I think fears of delisting are fading after foreign shareholders requested that the stock remain listed. The Tokyo Stock Exchange (TSE) might be sensitive to outside pressure from foreign shareholders, he added.

The scandal at the once-proud firm has rekindled concerns about lax corporate governance in Japan. It has also revived worries about links between companies and organised crime, as investigators probe possible involvement by yakuza gangsters.

A unit from the Tokyo Metropolitan Police Department's organised crime division has joined the investigation, a source familiar with the matter said Friday. But the source added that it was premature to say whether gangsters were involved.

Olympus has admitted to improperly accounting for part of $1.3 billion in M&A payments going back to 2006, although an independent panel commissioned by the firm to investigate the matter is still trying to get to the bottom of the issue.

A large share of these payments went to obscure Cayman Islands firms, making it difficult to trace the money.

Tokyo prosecutors, who Japanese media said had questioned Olympus ex-president Hisashi Mori on a voluntary basis on Friday, are expected soon to question the firm's former president, Tsuyoshi Kikukawa, and internal auditor Hideo Yamada over their role in the scandal.

The Hong Kong-based Asian Corporate Governance Association, whose members include institutional investors that collectively manage assets of more than $10 trillion, urged the Tokyo exchange Friday not to delist Olympus.

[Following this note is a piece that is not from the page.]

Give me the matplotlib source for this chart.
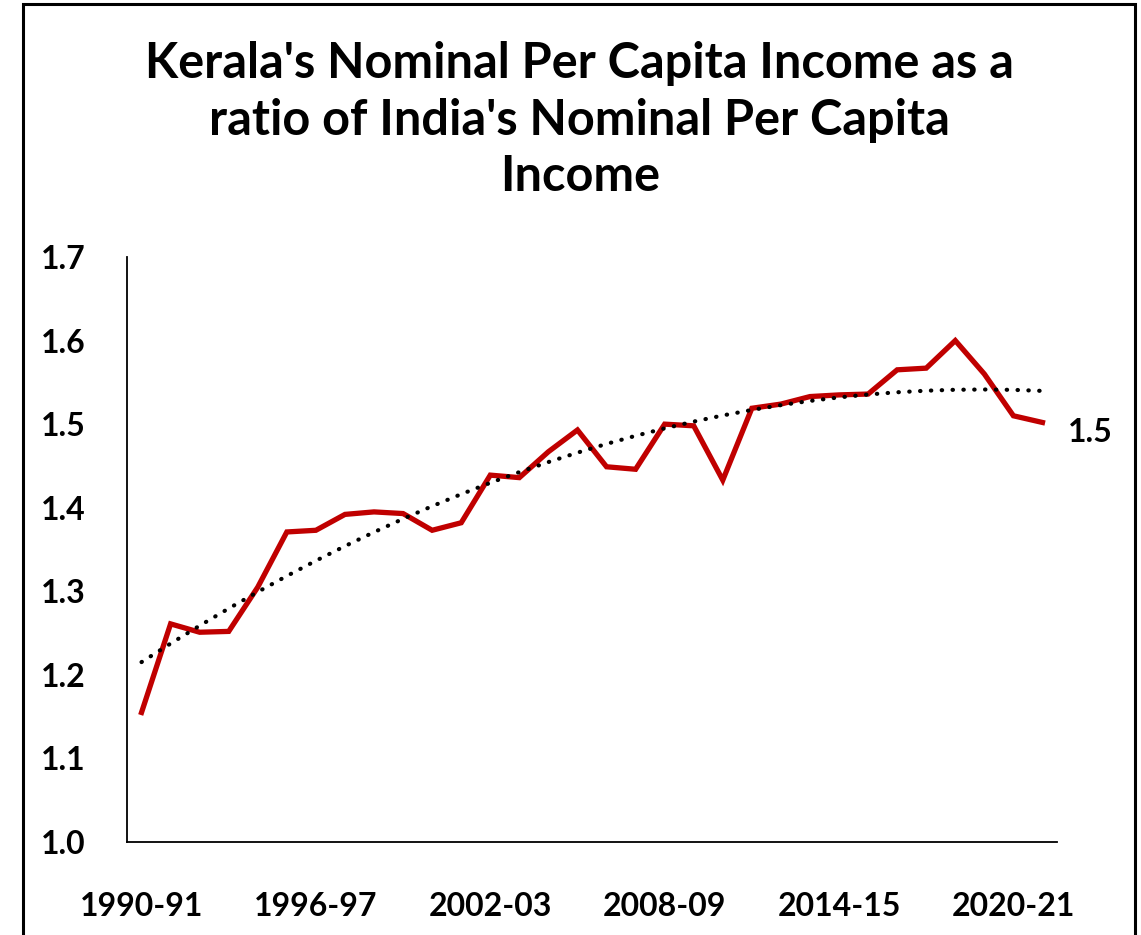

Institutional investors, however, have been reducing their stakes as the investigation progresses.

The Tokyo exchange has placed Olympus on a watch list as a possible prelude to delisting. If the firm misses a December 14 deadline for filing its financial statements for the six-months to September, it will be automatically delisted.

Even if Olympus meets the deadline, the bourse can still delist the stock depending on the scale of its past financial misstatements or if the firm is found to have done business with organised crime syndicates.

Olympus shares were up 14 percent at 712 yen at 8:15 p.m. EST, off a high of 725 yen. The stock was the fourth most heavily traded by turnover.